Hoffmann et al., ACL 2011
Raphael Hoffmann, Congle Zhang, Xiao Ling, Luke Zettlemoyer, Daniel S. Weld. 2011. Knowledge-Based Weak Supervision for Information Extraction of Overlapping Relations. In Proceedings of the 49th annual meeting of the Association for Computational Linguistics, 541-550.
This Paper addresses the problem of Relation Extraction; that is, given some corpus of unstructured text, they want to produce a set of relations involving entities that appear in the corpus. Their contribution is a novel way of using a knowledge base to perform this task. They use information from the knowledge base to learn weights in a classifier that maps sentences to relations over entities.
They use Conditional Random Fields to model the possible facts in a database and their relationships to the corpus. They use some amount of known relations from Freebase to learn the weights for the factors in their CRF, then use the learned model on new sentences (and with more entities? that part wasn't exactly clear to me) to extract more relations.

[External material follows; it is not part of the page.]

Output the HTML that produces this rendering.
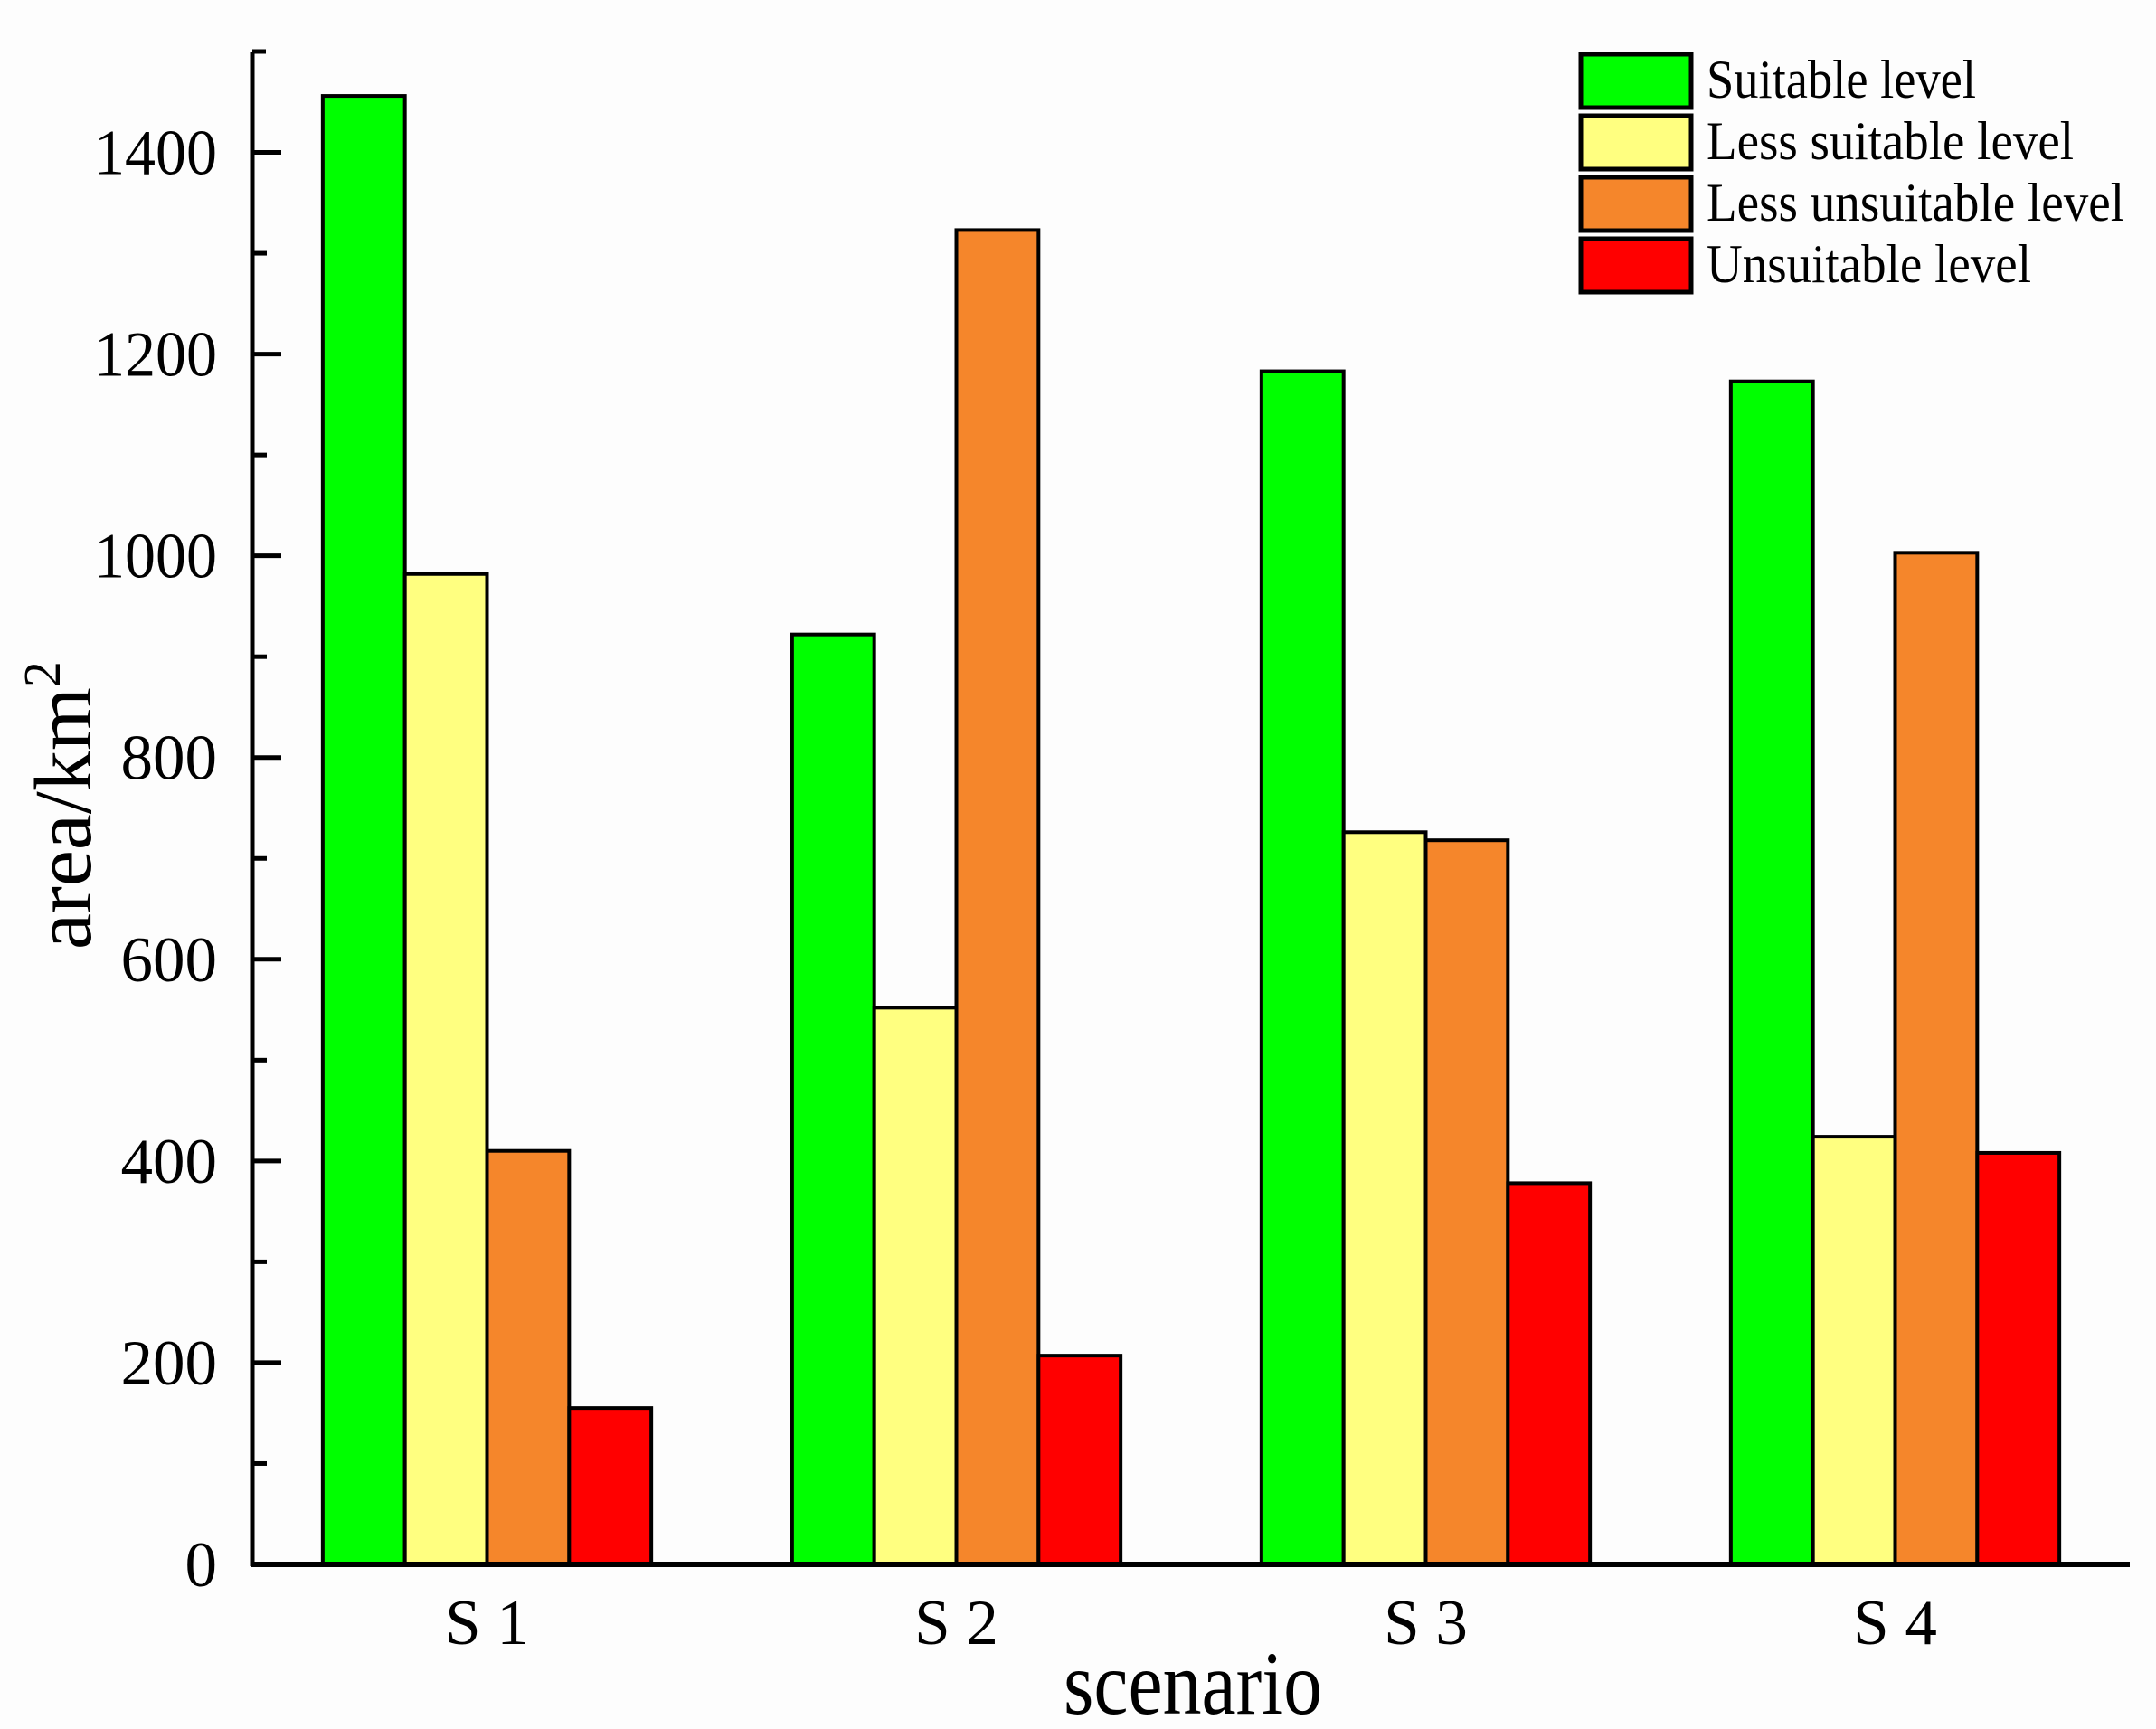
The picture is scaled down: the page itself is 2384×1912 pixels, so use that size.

An interesting aspect of their paper is that they distinguish between "aggregate extraction" and "sentential extraction." Aggregate extraction is predicting relations given the entire corpus; sentential extraction is predicting those relations along with the individual sentences that support the prediction. They try to do both in their paper, but most of their work is on sentential extraction, getting aggregate results only by a simple OR over all sentences. That perhaps puts a little too much confidence in the sentence extractors, and some aggregate classifier might be more appropriate. But they do it that way because it greatly simplifies learning and inference, and still gives them better performance than previous methods.
Their system did fairly well, achieving a very high precision (100% for many relation types), though with a relatively low recall (their best was 56%, average around 15%).
This paper is related to Rahman and Ng, ACL 2011 in that both try to improve performance on a structured prediction problem by using a knowledge base as input to their algorithms.